Há um sentimento particular que acomete a quem tem origem social nas classes mais baixas e, por golpe de sorte ou esforço próprio, ascende de alguma maneira. Chamo de bloqueio de classe.
Acontece em situações específicas, normalmente de acesso a espaços cuja entrada não se considera como permitida, a exemplo de aeroportos, restaurantes caros, festas glamorosas etc.
Em suma, locais de encontro de uma parcela rica ou candidata a isso, nos quais o dito-cujo ou a dita-cuja se encontra, embora sua presença ali seja um acontecimento, ou seja, um evento contingente, resultado de uma conjunção de fatores extraordinários que resultaram nessa configuração especial.
Para todos os efeitos, ele ou ela não deveria estar lá, ocupando aquele lugar, habitando aquele espaço, conversando com aquelas pessoas e dispondo daqueles confortos, salvo por algum ponto fora da curva que lhe garantiu a possibilidade de escapar ao horizonte profissional familiar.
Isso costuma desencadear ansiedade, fobias, neuroses e fantasias de bloqueio, como a sensação de que se está transgredindo alguma norma não escrita, mas sabida intuitivamente por todos (menos por você), e que, mais cedo ou mais tarde, alguém (um gerente, uma autoridade) vai expulsá-lo dali.
Ocorre também de imaginar que algo não vai dar certo – uma reserva de hotel, um voo, um check-in, até mesmo a articulação em outro idioma quando se viaja para outro país.
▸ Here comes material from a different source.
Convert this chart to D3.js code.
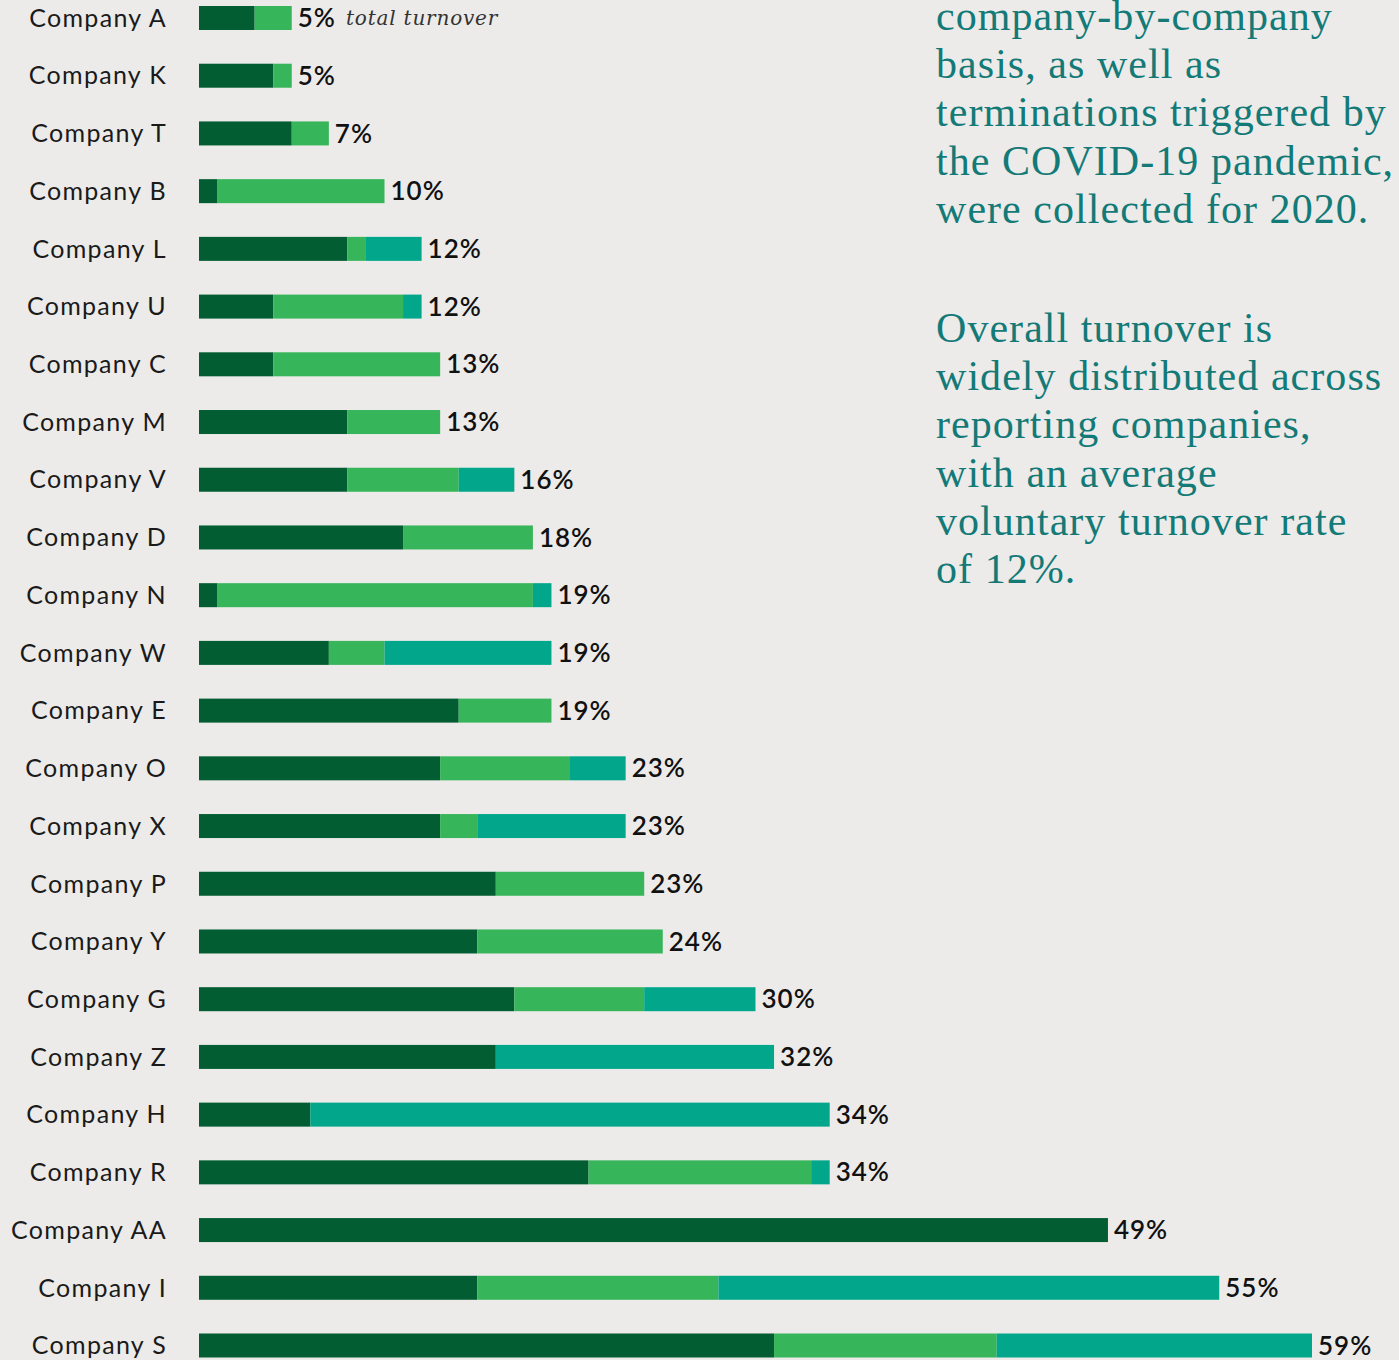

De repente, a língua trava, as palavras somem, e aquele francês ou inglês ou alemão relativamente fluidos desaparecem, dando vez a uma cacofonia qualquer.
As raízes desse fenômeno são muitas e complexas, mas quase sempre têm relação com a origem social, esse âmbito no qual se formam as pessoas e do qual elas levam bastante mesmo depois de adultas.
Um habitus, digamos assim, que se preserva e que continua a influir sobre o que fazemos e pensamos muitos anos após a infância ou a adolescência. De modo que se pode falar de um habitus interiorano, um habitus periférico, um habitus de uma classe e por aí vai.
O meu habitus de classe baixa, por exemplo, me faz tremer um tantinho sempre que preciso entrar num restaurante mais caro. É como se fossem farejar, já na porta, que não venho de família de bem-nascidos e que, ainda que possa pagar pela comida, não teria direito de estar ali.
Acontece também o contrário, que é quando finjo absoluta naturalidade em ambientes mais sofisticados ou gourmetizados, me fazendo passar como um membro genuíno daquela classe, mesmo não sendo.
Penso nisso ainda quando ocupo espaços cuja travessia é mais confortável para mim: lugares de um circuito cultural (Estação das Artes, Dragão, galerias, bibliotecas, feiras, livrarias etc.), nos quais me sinto à vontade e livre para performar meu papel (homem branco de uma certa classe média fortalezense afeito a esses marcos da cultura).
Mas quem fica de fora nesses lugares? Quem pode efetivamente entrar neles?